Commonwealth Concept’s chief operating officer (COO) Brian Stampe. (Photo: Kelvin Chia)
Commonwealth Concept’s group head of Culinary and Product Innovations Isaac Tan. (Photo: Kelvin Chia)

Success as the result of a team effort may sound cliche, but it is exactly what has sustained Fat Cow in Singapore’s competitive market. “We are not chef-driven. That’s not sustainable,” said Tan. “If everyone is aligned, we can walk towards a common goal and I think that’s the secret to our success – the fact that it’s a team effort and a shared idea.

“Sometimes, we have to put our egos aside because there is no right or wrong when it comes to cooking. It’s just different ideas and flavours, and different individual perspectives towards food. When we open our minds, we can do so much more.”

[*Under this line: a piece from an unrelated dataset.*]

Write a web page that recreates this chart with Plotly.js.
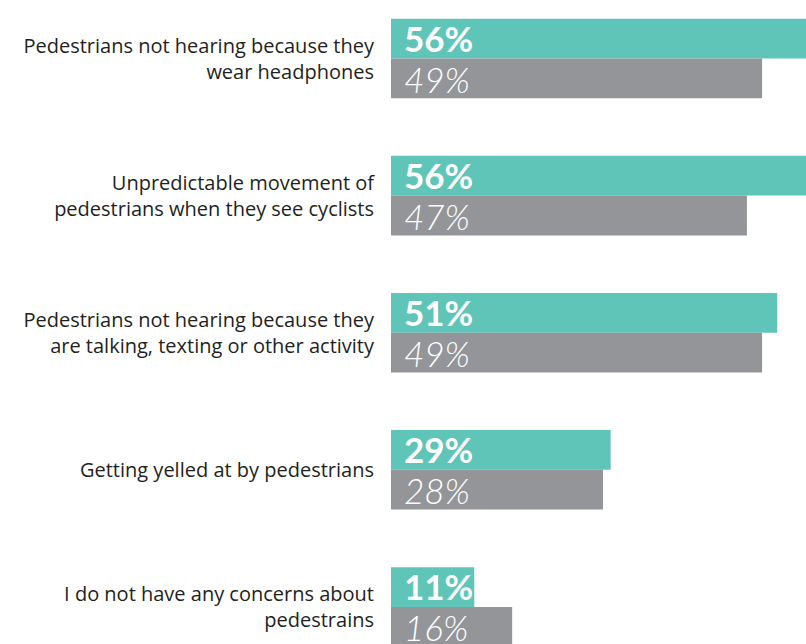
<!DOCTYPE html>
<html>
<head>
<meta charset="utf-8">
<script src="https://cdn.plot.ly/plotly-3.0.1.min.js"></script>
<style>html,body{margin:0;padding:0;background:#fff;}#chart{width:806px;height:644px;}</style>
</head>
<body>
<div id="chart"></div>
<script>
var categories = [
  "Pedestrians not hearing because they<br>wear headphones",
  "Unpredictable movement of<br>pedestrians when they see cyclists",
  "Pedestrians not hearing because they<br>are talking, texting or other activity",
  "Getting yelled at by pedestrians",
  "I do not have any concerns about<br>pedestrains"
];
var seriesA = [56, 56, 51, 29, 11];
var seriesB = [49, 47, 49, 28, 16];

var teal = "#60C5B9";
var grey = "#939598";
var labelFont = "'Open Sans', sans-serif";
var valueFont = "Lato, 'Open Sans', sans-serif";

var traces = [
  {type: "bar", orientation: "h", y: categories, x: seriesA, name: "A",
   marker: {color: teal, line: {width: 0}}, hoverinfo: "none"},
  {type: "bar", orientation: "h", y: categories, x: seriesB, name: "B",
   marker: {color: grey, line: {width: 0}}, hoverinfo: "none"}
];

var annotations = [];
categories.forEach(function (c, i) {
  annotations.push({x: 0, y: c, xref: "x", yref: "y", text: seriesA[i] + "%",
    showarrow: false, xanchor: "left", yanchor: "middle", xshift: 12, yshift: 20.5,
    borderpad: 0,
    font: {family: valueFont, size: 35, color: "#ffffff", weight: 700}});
  annotations.push({x: 0, y: c, xref: "x", yref: "y", text: seriesB[i] + "%",
    showarrow: false, xanchor: "left", yanchor: "middle", xshift: 12, yshift: -20,
    borderpad: 0,
    font: {family: valueFont, size: 35, color: "#ffffff", weight: 300, style: "italic"}});
});

var layout = {
  width: 806, height: 644,
  margin: {l: 391, r: 0, t: 0, b: 0, pad: 0},
  paper_bgcolor: "#ffffff", plot_bgcolor: "#ffffff",
  showlegend: false,
  barmode: "group",
  bargap: 0.42,
  bargroupgap: 0,
  xaxis: {range: [0, 54.8], visible: false, fixedrange: true},
  yaxis: {type: "category", range: [4.27, -0.4266], showgrid: false, zeroline: false,
    showline: false, ticks: "outside", ticklen: 12, tickcolor: "rgba(0,0,0,0)",
    tickfont: {family: labelFont, size: 20, color: "#231f20"}, fixedrange: true},
  annotations: annotations,
  font: {family: labelFont}
};

Plotly.newPlot("chart", traces, layout, {displayModeBar: false, staticPlot: true});
</script>
</body>
</html>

To celebrate its first decade, the restaurant has introduced its 10th Anniversary Omakase Special that reiterates its mission of spotlighting Japanese wagyu. The highlight of the menu is kobujime wagyu – beef cured in kombu that yields a melt-in-the-mouth texture and deep back notes of umami.

Naturally, the menu will also feature classic Fat Cow favourites like sukiyaki and surf and turf (that is, wagyu on rice topped with sea urchin, sweet prawns and salmon roe) alongside new offerings such as kobujime wagyu with botan ebi marinated in brandy and flecked with dried mullet roe. Available till Dec 31, this line-up could be seen as a metaphor for what has taken the restaurant this far and how new ideas can successfully steer it into the future.